GIVEN EXERCISE |
Below are some entries. Transcribe the lines from the one holding "What TikZ code" to the one holding "(table) at (227.5,250);", inclusive, but not the pictures among them.

RECORD EXTRACTS |
__________

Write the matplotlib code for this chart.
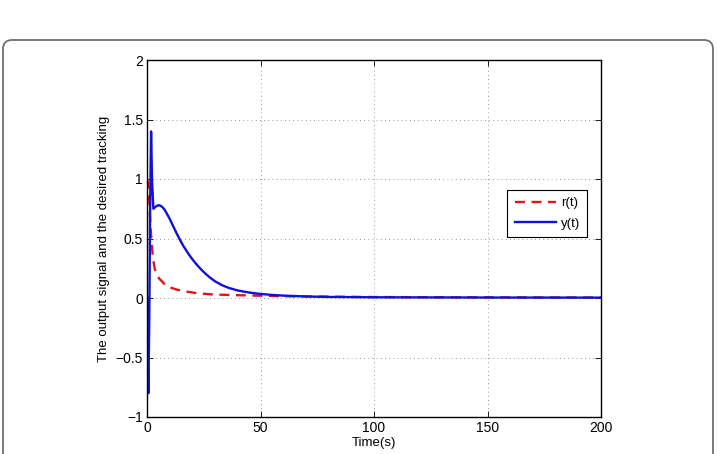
import matplotlib
matplotlib.use("Agg")
import matplotlib.pyplot as plt
import matplotlib.patches as mpatches
import matplotlib.transforms as mtransforms

plt.rcParams['font.family'] = ['Liberation Sans', 'DejaVu Sans']

# desired tracking r(t)
r_t = [0, 0.4, 1.0, 1.5, 2.0, 2.5, 3.0, 3.5, 4.5, 5.5, 6.6, 8.0, 10.0, 13.2, 17.0, 22.0, 29.0, 36.6, 48.5, 60, 80, 100, 130, 160, 200]
r_v = [1.0, 0.97, 0.82, 0.62, 0.47, 0.36, 0.29, 0.24, 0.19, 0.16, 0.14, 0.11, 0.09, 0.07, 0.055, 0.04, 0.03, 0.025, 0.02, 0.015, 0.011, 0.008, 0.006, 0.005, 0.004]

# output signal y(t)
y_t = [0, 0.3, 0.6, 1.0, 1.4, 1.8, 2.2, 2.8, 4.0, 5.0, 6.0, 7.0, 8.0, 9.0, 10.0, 11.0, 12.0, 13.0, 14.0, 15.0, 16.0, 18.0, 20.0, 22.0, 24.0, 26.0, 28.0, 30.0, 33.0, 36.0, 40.0, 45.0, 50.0, 55.0, 60.0, 70.0, 80.0, 100, 150, 200]
y_v = [0.0, -0.5, -0.8, -0.2, 0.8, 1.4, 1.0, 0.75, 0.77, 0.78, 0.775, 0.76, 0.735, 0.70, 0.665, 0.625, 0.585, 0.545, 0.508, 0.472, 0.438, 0.378, 0.325, 0.278, 0.237, 0.2, 0.168, 0.14, 0.108, 0.085, 0.063, 0.046, 0.034, 0.026, 0.02, 0.013, 0.009, 0.006, 0.004, 0.003]

x_ticks = [0, 50, 100, 150, 200]
y_ticks = [-1, -0.5, 0, 0.5, 1, 1.5, 2]
y_tick_labels = ['\u22121', '\u22120.5', '0', '0.5', '1', '1.5', '2']

fig = plt.figure(figsize=(7.17, 4.54), dpi=100)
ax = fig.add_axes([147/717, 37/454, 454/717, 357/454])

ax.plot(r_t, r_v, color='#e3121b', linestyle=(0, (4.2, 2.8)), linewidth=1.7, label='r(t)')
ax.plot(y_t, y_v, color='#1010d8', linewidth=1.7, label='y(t)')

ax.set_xlim(0, 200)
ax.set_ylim(-1, 2)
ax.set_xticks(x_ticks)
ax.set_yticks(y_ticks)
ax.set_yticklabels(y_tick_labels)
ax.tick_params(direction='in', top=True, right=True, labelsize=10, length=4, width=0.6, pad=3)
ax.grid(True, linestyle=(0, (1, 4)), color='#777777', linewidth=0.6)
for s in ax.spines.values():
    s.set_linewidth(1.0)
    s.set_color('black')

ax.set_xlabel('Time(s)', fontsize=9.5, labelpad=1)
ax.set_ylabel('The output signal and the desired tracking', fontsize=9.5, labelpad=4)

leg = ax.legend(loc='upper right', bbox_to_anchor=(0.970, 0.636), fontsize=9.5,
                frameon=True, fancybox=False, edgecolor='black', framealpha=1,
                handlelength=3.1, handletextpad=0.4, borderpad=0.55, labelspacing=0.6,
                borderaxespad=0)
leg.get_frame().set_linewidth(0.8)

border = mpatches.FancyBboxPatch((3, -30), 710, 454 - 40 + 30,
                                 boxstyle=mpatches.BoxStyle("Round", pad=0, rounding_size=9),
                                 transform=mtransforms.IdentityTransform(),
                                 facecolor='none', edgecolor='#707070', linewidth=1.3)
fig.patches.append(border)

fig.savefig('out.png', dpi=100)
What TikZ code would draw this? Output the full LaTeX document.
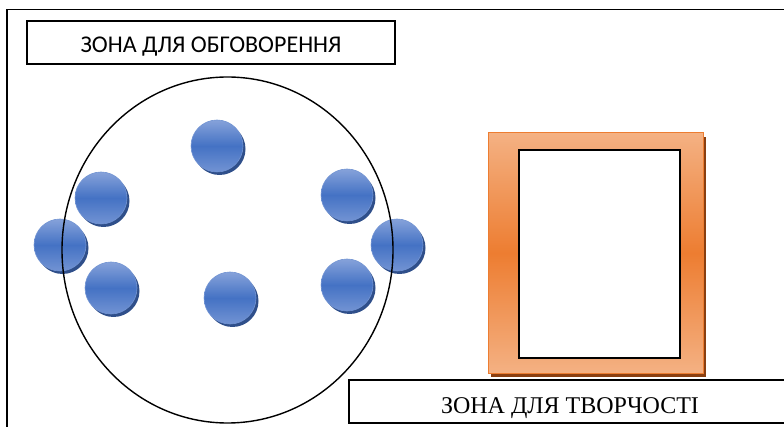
\documentclass[tikz,border=0pt]{standalone}
\usepackage{fontspec}
\newfontfamily\zonesans{Carlito}
\newfontfamily\zoneserif{Liberation Serif}
\usetikzlibrary{shadows,shapes.geometric}
\definecolor{btnLight}{HTML}{86A2DA}
\definecolor{btnMid}{HTML}{4472C4}
\definecolor{btnLow}{HTML}{7293D3}
\definecolor{btnShadow}{HTML}{2F4F8A}
\definecolor{frameLight}{HTML}{F4B183}
\definecolor{frameDark}{HTML}{ED7D31}
\definecolor{frameShadow}{HTML}{8A3F10}
\tikzset{
  outline/.style={draw=black, line width=1.4pt},
  labelbox/.style={draw=black, line width=1.4pt, fill=white},
  seat/.style={circle, minimum size=52pt, inner sep=0pt,
    draw=btnLight!70!btnMid, line width=0.6pt,
    top color=btnLight, bottom color=btnLow, middle color=btnMid,
    drop shadow={shadow xshift=2.5pt, shadow yshift=-3pt, fill=btnShadow, opacity=1}},
}
\begin{document}
\begin{tikzpicture}[x=1pt, y=-1pt]
\useasboundingbox (0,0) rectangle (784,427);
\clip (0,0) rectangle (784,427);
% outer room border (runs off the page to the right and below)
\draw[outline] (7,440) -- (7,9.5) -- (800,9.5);

% discussion zone
\draw[labelbox] (27,21) rectangle (395,64);
\node[anchor=base, font=\zonesans\fontsize{24}{28}\selectfont] (ztop) at (211,53) {ЗОНА ДЛЯ ОБГОВОРЕННЯ};
\coordinate (table) at (227.5,250);

% seats
\node[seat] (s1) at (217,146) {};
\node[seat] (s2) at (101,198) {};
\node[seat] (s3) at (347,195) {};
\node[seat] (s4) at (60,245) {};
\node[seat] (s5) at (397,245) {};
\node[seat] (s6) at (111,288) {};
\node[seat] (s7) at (230,298) {};
\node[seat] (s8) at (347,285) {};
% table outline passes over the outer seats
\draw[line width=1.4pt] (table) ellipse [x radius=165.5pt, y radius=173pt];

% creative zone board
\fill[frameShadow] (491,137) rectangle (706,377);
\shade[top color=frameLight, bottom color=frameLight, middle color=frameDark, draw=frameDark, line width=1pt] (488,133) rectangle (703,373);
\draw[fill=white, draw=black, line width=1.5pt] (519,150) rectangle (680,358);

\draw[labelbox] (349,380) rectangle (800,423);
\node[anchor=base, font=\zoneserif\fontsize{24}{28}\selectfont] (zbot) at (570,413) {ЗОНА ДЛЯ ТВОРЧОСТІ};
\end{tikzpicture}
\end{document}
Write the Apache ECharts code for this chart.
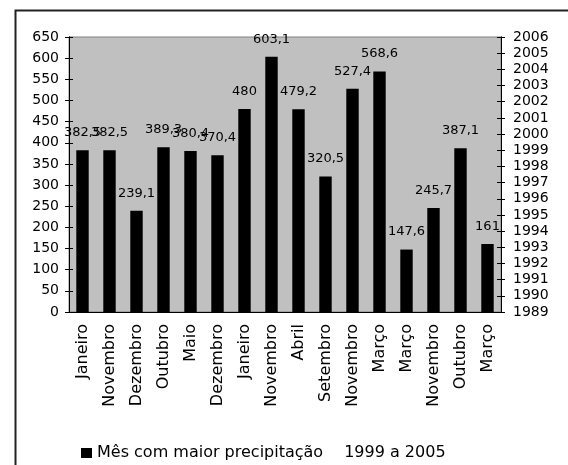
<!DOCTYPE html>
<html>
<head>
<meta charset="utf-8">
<script src="https://cdn.jsdelivr.net/npm/echarts@6/dist/echarts.min.js"></script>
<style>
html,body{margin:0;padding:0;background:#fff;}
#c{width:568px;height:465px;}
</style>
</head>
<body>
<div id="c"></div>
<script>
const categories = ['Janeiro','Novembro','Dezembro','Outubro','Maio','Dezembro','Janeiro','Novembro','Abril','Setembro','Novembro','Março','Março','Novembro','Outubro','Março'];
const precip = [382.5,382.5,239.1,389.3,380.4,370.4,480,603.1,479.2,320.5,527.4,568.6,147.6,245.7,387.1,161];
const seriesName = 'Mês com maior precipitação';
const periodName = '1999 a 2005';
const leftMin = 0, leftMax = 650, leftStep = 50;
const yearMin = 1989, yearMax = 2006, yearStep = 1;

const FONT = 'DejaVu Sans';
const chart = echarts.init(document.getElementById('c'), null, {renderer:'canvas'});

const fmtNum = v => String(v).replace('.', ',');

const yBase = {
  type:'value', splitLine:{show:false},
  axisLine:{show:true, lineStyle:{color:'#000', width:1}},
  axisTick:{show:true, length:4, lineStyle:{color:'#000'}},
};

chart.setOption({
  animation:false,
  backgroundColor:'#fff',
  graphic:[{
    type:'rect', left:13, top:8, shape:{width:600, height:500},
    style:{fill:'none', stroke:'#222', lineWidth:2}, z:-10
  }],
  grid:{left:69, right:67, top:37, bottom:153, show:true,
        backgroundColor:'#c0c0c0', borderColor:'#808080', borderWidth:1},
  legend:{
    left:81, top:445, padding:0, itemWidth:11, itemHeight:10, itemGap:5,
    textStyle:{fontFamily:FONT, fontSize:16, color:'#000'},
    data:[{name:seriesName, icon:'rect'}, {name:periodName, icon:'none'}]
  },
  xAxis:[{
    type:'category', data:categories,
    axisLine:{lineStyle:{color:'#000'}},
    axisTick:{length:4, lineStyle:{color:'#000'}},
    axisLabel:{rotate:90, interval:0, margin:12, fontFamily:FONT, fontSize:16, color:'#000'}
  },{
    type:'category', data:categories, position:'bottom',
    axisLine:{show:false}, axisLabel:{show:false},
    axisTick:{inside:true, length:4, lineStyle:{color:'#000'}}
  }],
  yAxis:[
    Object.assign({}, yBase, {position:'left', min:leftMin, max:leftMax, interval:leftStep,
      axisLabel:{margin:10, fontFamily:FONT, fontSize:14, color:'#000'}}),
    Object.assign({}, yBase, {position:'right', min:yearMin, max:yearMax, interval:yearStep,
      axisLabel:{margin:12, fontFamily:FONT, fontSize:14, color:'#000', formatter:v => String(v)}}),
    Object.assign({}, yBase, {position:'left', min:leftMin, max:leftMax, interval:leftStep,
      axisTick:{show:true, inside:true, length:4, lineStyle:{color:'#000'}}, axisLabel:{show:false}}),
    Object.assign({}, yBase, {position:'right', min:yearMin, max:yearMax, interval:yearStep,
      axisTick:{show:true, inside:true, length:4, lineStyle:{color:'#000'}}, axisLabel:{show:false}})
  ],
  series:[{
    name:seriesName, type:'bar', data:precip, barWidth:'46%',
    itemStyle:{color:'#000'},
    label:{show:true, position:'top', distance:11, fontFamily:FONT, fontSize:13, color:'#000',
           formatter:p => fmtNum(p.value)}
  },{
    name:periodName, type:'line', yAxisIndex:1, data:[], symbol:'none',
    itemStyle:{color:'#000'}, lineStyle:{width:0}
  }]
});
</script>
</body>
</html>
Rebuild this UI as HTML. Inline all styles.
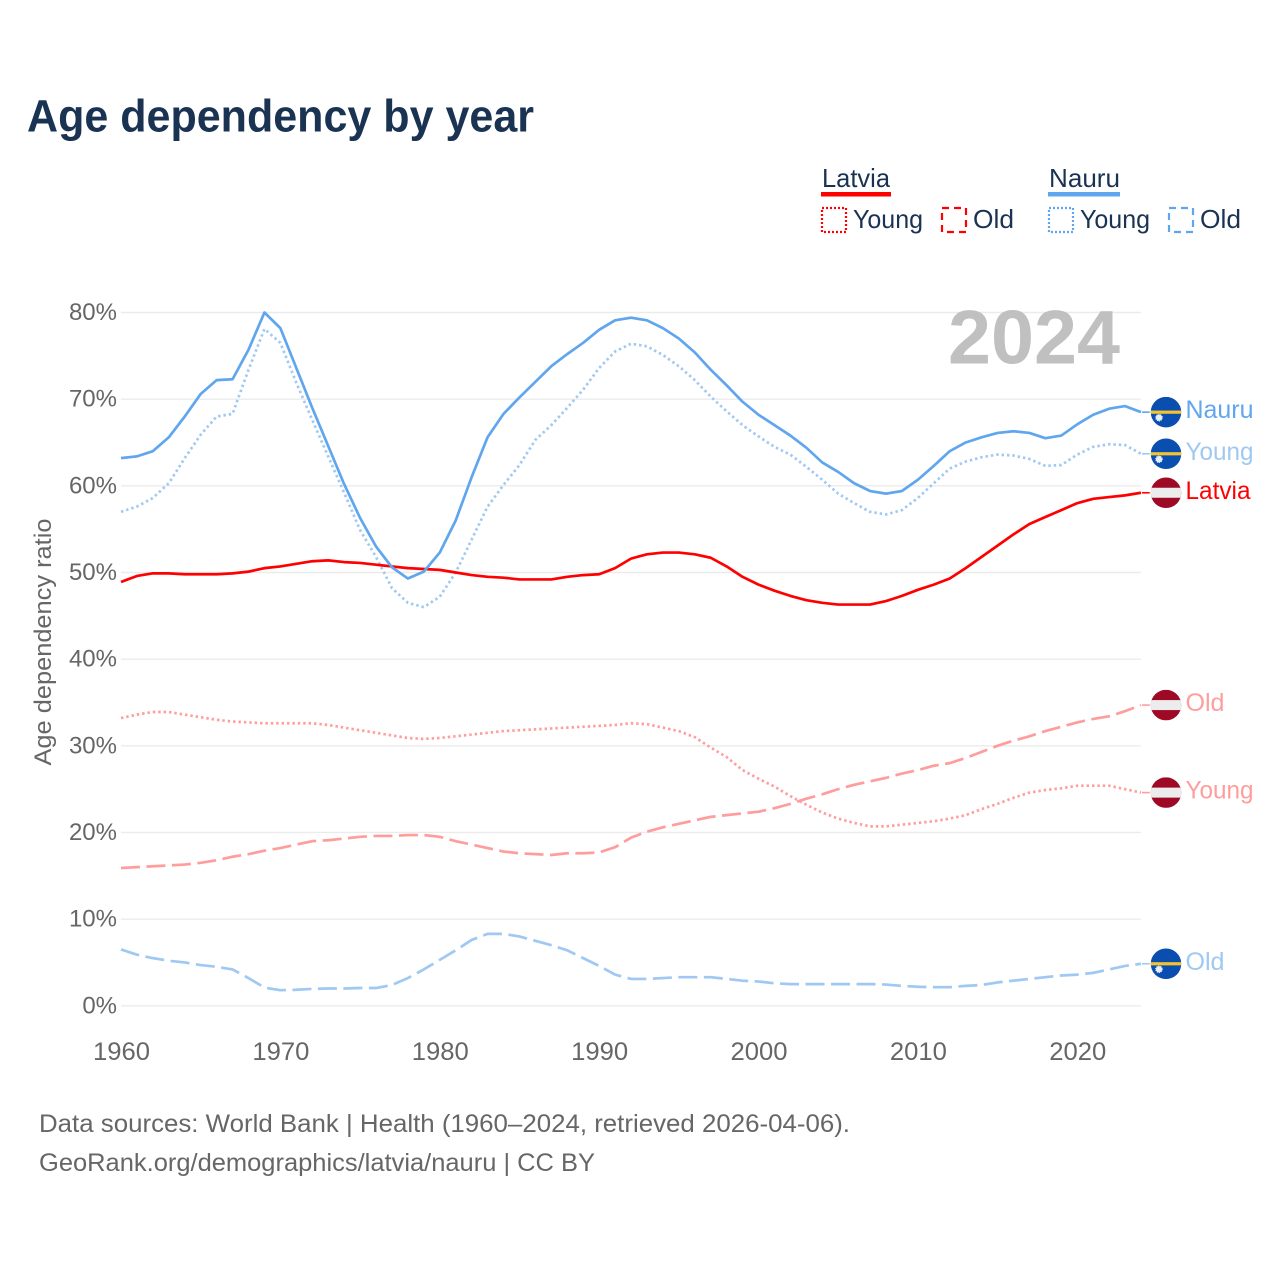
<!DOCTYPE html>
<html lang="en">
<head>
<meta charset="utf-8">
<title>Age dependency by year</title>
<style>
html,body{margin:0;padding:0;background:#fff;width:1280px;height:1280px;overflow:hidden}
svg{display:block}
text{font-family:"Liberation Sans",sans-serif}
</style>
</head>
<body>
<svg id="chart" xmlns="http://www.w3.org/2000/svg" width="1280" height="1280" viewBox="0 0 1280 1280">
  <rect width="1280" height="1280" fill="#ffffff"/>
  <text x="27" y="131.5" font-size="45" font-weight="700" fill="#1a3352" textLength="507" lengthAdjust="spacingAndGlyphs">Age dependency by year</text>

  <g font-size="26" fill="#1a3352">
    <text x="822" y="187" textLength="68" lengthAdjust="spacingAndGlyphs">Latvia</text>
    <rect x="821" y="192" width="70" height="4.5" fill="#ff0000"/>
    <rect x="822" y="208" width="24" height="24" fill="none" stroke="#ff0000" stroke-width="2.2" stroke-dasharray="2 2"/>
    <text x="853" y="228" textLength="70" lengthAdjust="spacingAndGlyphs">Young</text>
    <rect x="942" y="208" width="24" height="24" fill="none" stroke="#ff0000" stroke-width="2.2" stroke-dasharray="7 5"/>
    <text x="973" y="228" textLength="41" lengthAdjust="spacingAndGlyphs">Old</text>
    <text x="1049" y="187" textLength="71" lengthAdjust="spacingAndGlyphs">Nauru</text>
    <rect x="1048" y="192" width="72" height="4.5" fill="#5fa6ee"/>
    <rect x="1049" y="208" width="24" height="24" fill="none" stroke="#5fa6ee" stroke-width="2.2" stroke-dasharray="2 2"/>
    <text x="1080" y="228" textLength="70" lengthAdjust="spacingAndGlyphs">Young</text>
    <rect x="1169" y="208" width="24" height="24" fill="none" stroke="#5fa6ee" stroke-width="2.2" stroke-dasharray="7 5"/>
    <text x="1200" y="228" textLength="41" lengthAdjust="spacingAndGlyphs">Old</text>
  </g>

  <g id="grid"></g>
  <g id="yticks"></g>
  <g id="xticks"></g>
  <text x="948" y="363.5" font-size="76" font-weight="700" fill="#c0c0c0" textLength="172" lengthAdjust="spacingAndGlyphs">2024</text>
  <text transform="translate(51 642) rotate(-90)" text-anchor="middle" font-size="24" fill="#666666" textLength="247" lengthAdjust="spacingAndGlyphs">Age dependency ratio</text>
  <g id="series"></g>
  <g id="endmarks"></g>

  <text x="39" y="1132" font-size="25" fill="#666666" textLength="811" lengthAdjust="spacingAndGlyphs">Data sources: World Bank | Health (1960–2024, retrieved 2026-04-06).</text>
  <text x="39" y="1171" font-size="25" fill="#666666" textLength="556" lengthAdjust="spacingAndGlyphs">GeoRank.org/demographics/latvia/nauru | CC BY</text>
</svg>
<script>
var firstYear = 1960;
var lastYear = 2024;
var yearTicks = [1960, 1970, 1980, 1990, 2000, 2010, 2020];
var percentTicks = [0, 10, 20, 30, 40, 50, 60, 70, 80];

var nauruTotal = [63.2,63.4,64,65.6,68,70.6,72.2,72.3,75.7,80,78.2,73.6,69,64.6,60.2,56.3,53,50.6,49.3,50.1,52.3,56,61,65.6,68.3,70.2,72,73.8,75.2,76.5,78,79.1,79.4,79.1,78.2,77,75.4,73.4,71.6,69.7,68.2,67,65.8,64.4,62.7,61.6,60.3,59.4,59.1,59.4,60.7,62.3,64,65,65.6,66.1,66.3,66.1,65.5,65.8,67.1,68.2,68.9,69.2,68.5];
var nauruYoung = [57,57.6,58.6,60.3,63.2,65.9,68,68.3,73.4,78.1,76.5,71.9,67.6,63.4,59.2,54.9,51.8,48.2,46.5,46,47.2,50,53.8,57.6,60.1,62.4,65.3,67,69,71.1,73.6,75.5,76.4,76.1,75.1,73.8,72.2,70.3,68.6,67,65.7,64.5,63.6,62.2,60.7,59.1,58,57,56.7,57.2,58.6,60.3,62,62.8,63.3,63.6,63.5,63.1,62.3,62.4,63.6,64.5,64.8,64.7,63.7];
var nauruOld = [6.5,5.9,5.5,5.2,5,4.7,4.5,4.2,3.2,2.1,1.8,1.85,1.95,2,2,2.05,2.05,2.4,3.2,4.2,5.3,6.4,7.6,8.3,8.3,8,7.5,7,6.4,5.5,4.6,3.6,3.1,3.1,3.2,3.3,3.3,3.3,3.1,2.9,2.8,2.6,2.5,2.5,2.5,2.5,2.5,2.5,2.45,2.3,2.2,2.15,2.15,2.3,2.4,2.7,2.9,3.1,3.3,3.5,3.6,3.8,4.2,4.6,4.85];
var latviaTotal = [48.9,49.6,49.9,49.9,49.8,49.8,49.8,49.9,50.1,50.5,50.7,51,51.3,51.4,51.2,51.1,50.9,50.7,50.5,50.4,50.3,50,49.7,49.5,49.4,49.2,49.2,49.2,49.5,49.7,49.8,50.5,51.6,52.1,52.3,52.3,52.1,51.7,50.7,49.5,48.6,47.9,47.3,46.8,46.5,46.3,46.3,46.3,46.7,47.3,48,48.6,49.3,50.5,51.8,53.1,54.4,55.6,56.4,57.2,58,58.5,58.7,58.9,59.2];
var latviaYoung = [33.2,33.6,33.9,33.9,33.6,33.3,33,32.8,32.7,32.6,32.6,32.6,32.6,32.4,32.1,31.8,31.5,31.2,30.9,30.8,30.9,31.1,31.3,31.5,31.7,31.8,31.9,32,32.1,32.2,32.3,32.4,32.6,32.5,32.1,31.7,31,29.8,28.7,27.2,26.2,25.3,24.2,23.2,22.3,21.6,21.1,20.7,20.7,20.9,21.1,21.3,21.6,22,22.7,23.3,24,24.6,24.9,25.1,25.4,25.4,25.4,25,24.6];
var latviaOld = [15.9,16,16.1,16.2,16.3,16.5,16.8,17.2,17.5,17.9,18.2,18.6,19,19.1,19.3,19.5,19.6,19.6,19.7,19.7,19.5,19,18.6,18.2,17.8,17.6,17.5,17.4,17.6,17.6,17.7,18.3,19.4,20.1,20.6,21,21.4,21.8,22,22.2,22.4,22.8,23.3,23.9,24.4,25,25.5,25.9,26.3,26.8,27.2,27.7,28,28.6,29.3,30,30.6,31.1,31.7,32.2,32.7,33.1,33.4,34,34.7];

var NS = 'http://www.w3.org/2000/svg';
var chartLeft = 121, chartRight = 1141, zeroY = 1005.8, topY = 312.5, maxPct = 80;
function xScale(year) { return chartLeft + (year - firstYear) * (chartRight - chartLeft) / (lastYear - firstYear); }
function yScale(pct) { return zeroY - pct * (zeroY - topY) / maxPct; }
function make(tag, attrs, parent) {
  var el = document.createElementNS(NS, tag);
  for (var k in attrs) { el.setAttribute(k, attrs[k]); }
  parent.appendChild(el);
  return el;
}

var gridG = document.getElementById('grid');
var yG = document.getElementById('yticks');
percentTicks.forEach(function (p) {
  var line = make('line', {x1: chartLeft, x2: chartRight, y1: yScale(p), y2: yScale(p), stroke: '#ebebeb', 'stroke-width': 1.4}, gridG);
  
  
  var t = make('text', {x: 117, y: yScale(p) + 7.5, 'text-anchor': 'end', 'font-size': 24, fill: '#666666'}, yG);
  
  
  t.textContent = p + '%';
});

var xG = document.getElementById('xticks');
yearTicks.forEach(function (yr) {
  var t = make('text', {x: xScale(yr) + 0.5, y: 1060, 'text-anchor': 'middle', 'font-size': 25, fill: '#666666', textLength: 57, lengthAdjust: 'spacingAndGlyphs'}, xG);
  
  
  t.textContent = yr;
});

var seriesG = document.getElementById('series');
function drawLine(name, values, color, width, dash) {
  var d = values.map(function (v, i) {
    return (i ? 'L' : 'M') + xScale(firstYear + i).toFixed(2) + ' ' + yScale(v).toFixed(2);
  }).join(' ');
  var attrs = {d: d, fill: 'none', stroke: color, 'stroke-width': width, 'stroke-linejoin': 'round'};
  if (dash) { attrs['stroke-dasharray'] = dash; }
  var p = make('path', attrs, seriesG);
  
  
}
var DOT = '2.4 3', DASH = '19 6.5';
drawLine('line-latvia-young', latviaYoung, '#ff9d9d', 2.7, DOT);
drawLine('line-latvia-old', latviaOld, '#ff9d9d', 2.7, DASH);
drawLine('line-nauru-old', nauruOld, '#9fc8f2', 2.7, DASH);
drawLine('line-nauru-young', nauruYoung, '#9fc8f2', 2.7, DOT);
drawLine('line-latvia-total', latviaTotal, '#ff0000', 2.7, '');
drawLine('line-nauru-total', nauruTotal, '#5fa6ee', 2.7, '');

var endG = document.getElementById('endmarks');
var flagX = 1166, flagR = 15.3;
var clipDefs = make('defs', {}, endG);
var clipCount = 0;
function drawFlag(country, cy, parent) {
  clipCount += 1;
  var id = 'flag-clip-' + clipCount;
  var clip = make('clipPath', {id: id}, clipDefs);
  make('circle', {cx: flagX, cy: cy, r: flagR}, clip);
  var g = make('g', {'clip-path': 'url(#' + id + ')'}, parent);
  
  
  var l = flagX - flagR, w = flagR * 2;
  if (country === 'nauru') {
    make('rect', {x: l, y: cy - flagR, width: w, height: w, fill: '#0a4fb0'}, g);
    make('rect', {x: l, y: cy - 1.6, width: w, height: 3.2, fill: '#f4c430'}, g);
    make('circle', {cx: flagX - 7, cy: cy + 5.5, r: 3.2, fill: '#e8eef8', stroke: '#e8eef8', 'stroke-width': 1.2, 'stroke-dasharray': '1 1'}, g);
  } else {
    make('rect', {x: l, y: cy - flagR, width: w, height: w, fill: '#9e0a25'}, g);
    make('rect', {x: l, y: cy - 5, width: w, height: 10, fill: '#ececec'}, g);
  }
}
function drawEnd(name, label, country, values, color, width) {
  var cy = yScale(values[values.length - 1]);
  var g = make('g', {}, endG);
  
  
  var c = make('line', {x1: chartRight + 1, x2: flagX - flagR - 1, y1: cy, y2: cy, stroke: color, 'stroke-width': width}, g);
  
  
  drawFlag(country, cy, g);
  var lenMap = {Nauru: 68, Latvia: 65, Young: 68, Old: 39};
  var t = make('text', {x: 1185.5, y: cy + 6, 'font-size': 25, fill: color, textLength: lenMap[label], lengthAdjust: 'spacingAndGlyphs'}, g);
  
  
  t.textContent = label;
}
drawEnd('nauru-total', 'Nauru', 'nauru', nauruTotal, '#5fa6ee', 1.6);
drawEnd('nauru-young', 'Young', 'nauru', nauruYoung, '#9fc8f2', 1.6);
drawEnd('latvia-total', 'Latvia', 'latvia', latviaTotal, '#ff0000', 1.6);
drawEnd('latvia-old', 'Old', 'latvia', latviaOld, '#ff9d9d', 1.6);
drawEnd('latvia-young', 'Young', 'latvia', latviaYoung, '#ff9d9d', 1.6);
drawEnd('nauru-old', 'Old', 'nauru', nauruOld, '#9fc8f2', 1.6);
</script>
</body>
</html>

__________

OUTPUT OF THE EXERCISE |
What TikZ code would draw this? Output the full LaTeX document.
\documentclass[tikz,border=0pt]{standalone}
\usepackage{fontspec}
\newfontfamily\zonesans{Carlito}
\newfontfamily\zoneserif{Liberation Serif}
\usetikzlibrary{shadows,shapes.geometric}
\definecolor{btnLight}{HTML}{86A2DA}
\definecolor{btnMid}{HTML}{4472C4}
\definecolor{btnLow}{HTML}{7293D3}
\definecolor{btnShadow}{HTML}{2F4F8A}
\definecolor{frameLight}{HTML}{F4B183}
\definecolor{frameDark}{HTML}{ED7D31}
\definecolor{frameShadow}{HTML}{8A3F10}
\tikzset{
  outline/.style={draw=black, line width=1.4pt},
  labelbox/.style={draw=black, line width=1.4pt, fill=white},
  seat/.style={circle, minimum size=52pt, inner sep=0pt,
    draw=btnLight!70!btnMid, line width=0.6pt,
    top color=btnLight, bottom color=btnLow, middle color=btnMid,
    drop shadow={shadow xshift=2.5pt, shadow yshift=-3pt, fill=btnShadow, opacity=1}},
}
\begin{document}
\begin{tikzpicture}[x=1pt, y=-1pt]
\useasboundingbox (0,0) rectangle (784,427);
\clip (0,0) rectangle (784,427);
% outer room border (runs off the page to the right and below)
\draw[outline] (7,440) -- (7,9.5) -- (800,9.5);

% discussion zone
\draw[labelbox] (27,21) rectangle (395,64);
\node[anchor=base, font=\zonesans\fontsize{24}{28}\selectfont] (ztop) at (211,53) {ЗОНА ДЛЯ ОБГОВОРЕННЯ};
\coordinate (table) at (227.5,250);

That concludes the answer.